> GIVEN MATERIAL:
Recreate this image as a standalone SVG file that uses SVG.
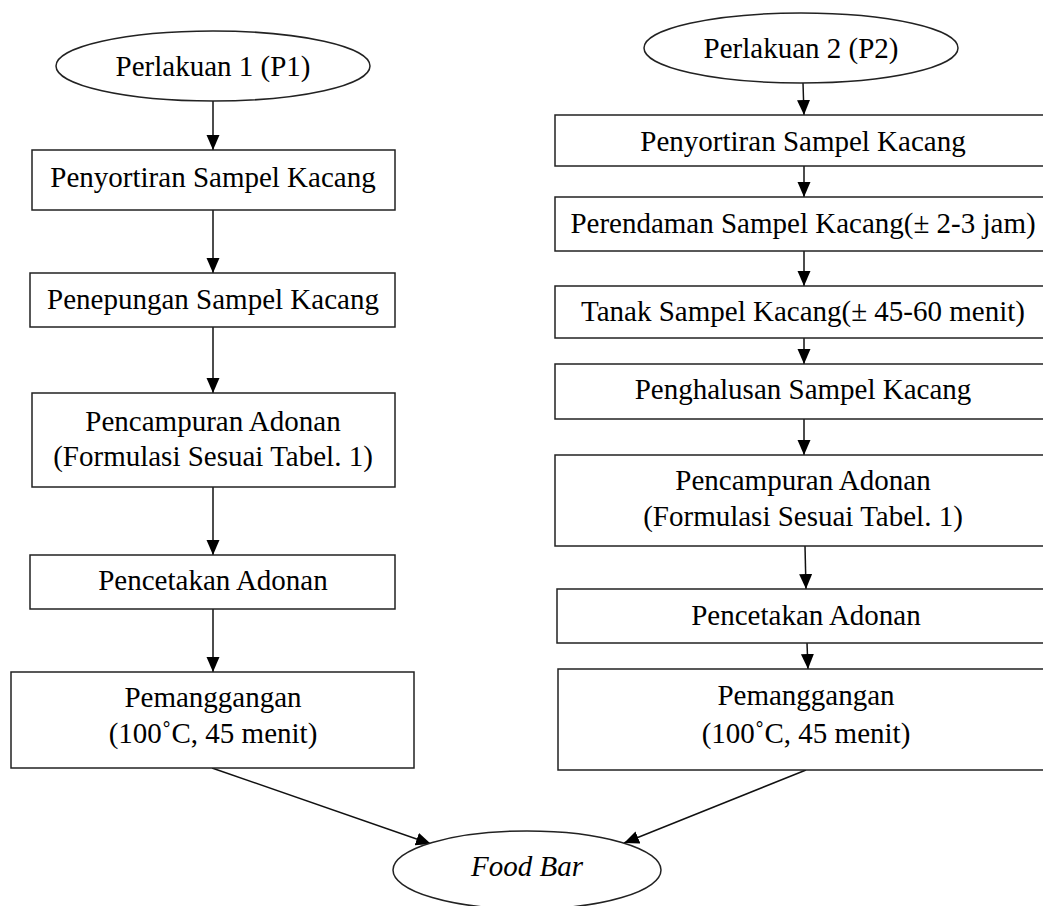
<svg xmlns="http://www.w3.org/2000/svg" width="1043" height="906" viewBox="0 0 1043 906">
<style>
.b{fill:#fff;stroke:#222;stroke-width:1.5}
.t{font-family:"Liberation Serif","Times New Roman",serif;font-size:29px;fill:#000;text-anchor:middle}
.c{stroke:#111;stroke-width:1.5;fill:none;marker-end:url(#ah)}
</style>
<defs>
<marker id="ah" markerUnits="userSpaceOnUse" markerWidth="15" markerHeight="14" viewBox="0 0 15 14" refX="15" refY="6.5" orient="auto">
<path d="M0,0 L15,6.5 L0,13 Z" fill="#000"/>
</marker>
</defs>
<rect width="1043" height="906" fill="#fff"/>
<g id="connectors">
<line class="c" x1="213" y1="101" x2="213" y2="150"/>
<line class="c" x1="213" y1="210" x2="213" y2="273"/>
<line class="c" x1="213" y1="327" x2="213" y2="393"/>
<line class="c" x1="213" y1="487" x2="213" y2="555"/>
<line class="c" x1="213" y1="609" x2="213" y2="672"/>
<line class="c" x1="212" y1="768" x2="431" y2="844"/>
<line class="c" x1="803" y1="83" x2="804" y2="115"/>
<line class="c" x1="804" y1="166" x2="804" y2="197"/>
<line class="c" x1="804" y1="251" x2="804" y2="286"/>
<line class="c" x1="804" y1="338" x2="804" y2="364"/>
<line class="c" x1="804" y1="419" x2="804" y2="455"/>
<line class="c" x1="805" y1="546" x2="806" y2="589"/>
<line class="c" x1="807" y1="643" x2="808" y2="669"/>
<line class="c" x1="806" y1="770" x2="624" y2="843"/>
</g>
<g id="p1">
<ellipse class="b" cx="213" cy="66" rx="157" ry="35"/>
<text class="t" x="213" y="76">Perlakuan 1 (P1)</text>
</g>
<g id="l1">
<rect class="b" x="32" y="150" width="363" height="60"/>
<text class="t" x="213" y="187">Penyortiran Sampel Kacang</text>
</g>
<g id="l2">
<rect class="b" x="30" y="273" width="365" height="54"/>
<text class="t" x="213" y="309">Penepungan Sampel Kacang</text>
</g>
<g id="l3">
<rect class="b" x="32" y="393" width="363" height="94"/>
<text class="t" x="213" y="431">Pencampuran Adonan</text>
<text class="t" x="213" y="466">(Formulasi Sesuai Tabel. 1)</text>
</g>
<g id="l4">
<rect class="b" x="30" y="555" width="365" height="54"/>
<text class="t" x="213" y="590">Pencetakan Adonan</text>
</g>
<g id="l5">
<rect class="b" x="11" y="672" width="403" height="96"/>
<text class="t" x="213" y="707">Pemanggangan</text>
<text class="t" x="213" y="743">(100˚C, 45 menit)</text>
</g>
<g id="p2">
<ellipse class="b" cx="801" cy="48" rx="157" ry="35"/>
<text class="t" x="801" y="58">Perlakuan 2 (P2)</text>
</g>
<g id="r1">
<rect class="b" x="555" y="115" width="500" height="51"/>
<text class="t" x="803" y="151">Penyortiran Sampel Kacang</text>
</g>
<g id="r2">
<rect class="b" x="555" y="197" width="500" height="54"/>
<text class="t" x="803" y="233">Perendaman Sampel Kacang(± 2-3 jam)</text>
</g>
<g id="r3">
<rect class="b" x="555" y="286" width="500" height="52"/>
<text class="t" x="803" y="321">Tanak Sampel Kacang(± 45-60 menit)</text>
</g>
<g id="r4">
<rect class="b" x="555" y="364" width="500" height="55"/>
<text class="t" x="803" y="399">Penghalusan Sampel Kacang</text>
</g>
<g id="r5">
<rect class="b" x="555" y="455" width="500" height="91"/>
<text class="t" x="803" y="490">Pencampuran Adonan</text>
<text class="t" x="803" y="526">(Formulasi Sesuai Tabel. 1)</text>
</g>
<g id="r6">
<rect class="b" x="557" y="589" width="500" height="54"/>
<text class="t" x="806" y="625">Pencetakan Adonan</text>
</g>
<g id="r7">
<rect class="b" x="558" y="669" width="500" height="101"/>
<text class="t" x="806" y="705">Pemanggangan</text>
<text class="t" x="806" y="743">(100˚C, 45 menit)</text>
</g>
<g id="fb">
<ellipse class="b" cx="527" cy="870" rx="134" ry="39"/>
<text class="t" x="527" y="876" font-style="italic">Food Bar</text>
</g>
</svg>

> WHAT YOU NEED TO DO:
Each line of the data is to be duplicated exactly; pictures stay out of the copy.

> EXERCISE ANSWER:
Recreate this image as a standalone SVG file that uses SVG.
<svg xmlns="http://www.w3.org/2000/svg" width="1043" height="906" viewBox="0 0 1043 906">
<style>
.b{fill:#fff;stroke:#222;stroke-width:1.5}
.t{font-family:"Liberation Serif","Times New Roman",serif;font-size:29px;fill:#000;text-anchor:middle}
.c{stroke:#111;stroke-width:1.5;fill:none;marker-end:url(#ah)}
</style>
<defs>
<marker id="ah" markerUnits="userSpaceOnUse" markerWidth="15" markerHeight="14" viewBox="0 0 15 14" refX="15" refY="6.5" orient="auto">
<path d="M0,0 L15,6.5 L0,13 Z" fill="#000"/>
</marker>
</defs>
<rect width="1043" height="906" fill="#fff"/>
<g id="connectors">
<line class="c" x1="213" y1="101" x2="213" y2="150"/>
<line class="c" x1="213" y1="210" x2="213" y2="273"/>
<line class="c" x1="213" y1="327" x2="213" y2="393"/>
<line class="c" x1="213" y1="487" x2="213" y2="555"/>
<line class="c" x1="213" y1="609" x2="213" y2="672"/>
<line class="c" x1="212" y1="768" x2="431" y2="844"/>
<line class="c" x1="803" y1="83" x2="804" y2="115"/>
<line class="c" x1="804" y1="166" x2="804" y2="197"/>
<line class="c" x1="804" y1="251" x2="804" y2="286"/>
<line class="c" x1="804" y1="338" x2="804" y2="364"/>
<line class="c" x1="804" y1="419" x2="804" y2="455"/>
<line class="c" x1="805" y1="546" x2="806" y2="589"/>
<line class="c" x1="807" y1="643" x2="808" y2="669"/>
<line class="c" x1="806" y1="770" x2="624" y2="843"/>
</g>
<g id="p1">
<ellipse class="b" cx="213" cy="66" rx="157" ry="35"/>
<text class="t" x="213" y="76">Perlakuan 1 (P1)</text>
</g>
<g id="l1">
<rect class="b" x="32" y="150" width="363" height="60"/>
<text class="t" x="213" y="187">Penyortiran Sampel Kacang</text>
</g>
<g id="l2">
<rect class="b" x="30" y="273" width="365" height="54"/>
<text class="t" x="213" y="309">Penepungan Sampel Kacang</text>
</g>
<g id="l3">
<rect class="b" x="32" y="393" width="363" height="94"/>
<text class="t" x="213" y="431">Pencampuran Adonan</text>
<text class="t" x="213" y="466">(Formulasi Sesuai Tabel. 1)</text>
</g>
<g id="l4">
<rect class="b" x="30" y="555" width="365" height="54"/>
<text class="t" x="213" y="590">Pencetakan Adonan</text>
</g>
<g id="l5">
<rect class="b" x="11" y="672" width="403" height="96"/>
<text class="t" x="213" y="707">Pemanggangan</text>
<text class="t" x="213" y="743">(100˚C, 45 menit)</text>
</g>
<g id="p2">
<ellipse class="b" cx="801" cy="48" rx="157" ry="35"/>
<text class="t" x="801" y="58">Perlakuan 2 (P2)</text>
</g>
<g id="r1">
<rect class="b" x="555" y="115" width="500" height="51"/>
<text class="t" x="803" y="151">Penyortiran Sampel Kacang</text>
</g>
<g id="r2">
<rect class="b" x="555" y="197" width="500" height="54"/>
<text class="t" x="803" y="233">Perendaman Sampel Kacang(± 2-3 jam)</text>
</g>
<g id="r3">
<rect class="b" x="555" y="286" width="500" height="52"/>
<text class="t" x="803" y="321">Tanak Sampel Kacang(± 45-60 menit)</text>
</g>
<g id="r4">
<rect class="b" x="555" y="364" width="500" height="55"/>
<text class="t" x="803" y="399">Penghalusan Sampel Kacang</text>
</g>
<g id="r5">
<rect class="b" x="555" y="455" width="500" height="91"/>
<text class="t" x="803" y="490">Pencampuran Adonan</text>
<text class="t" x="803" y="526">(Formulasi Sesuai Tabel. 1)</text>
</g>
<g id="r6">
<rect class="b" x="557" y="589" width="500" height="54"/>
<text class="t" x="806" y="625">Pencetakan Adonan</text>
</g>
<g id="r7">
<rect class="b" x="558" y="669" width="500" height="101"/>
<text class="t" x="806" y="705">Pemanggangan</text>
<text class="t" x="806" y="743">(100˚C, 45 menit)</text>
</g>
<g id="fb">
<ellipse class="b" cx="527" cy="870" rx="134" ry="39"/>
<text class="t" x="527" y="876" font-style="italic">Food Bar</text>
</g>
</svg>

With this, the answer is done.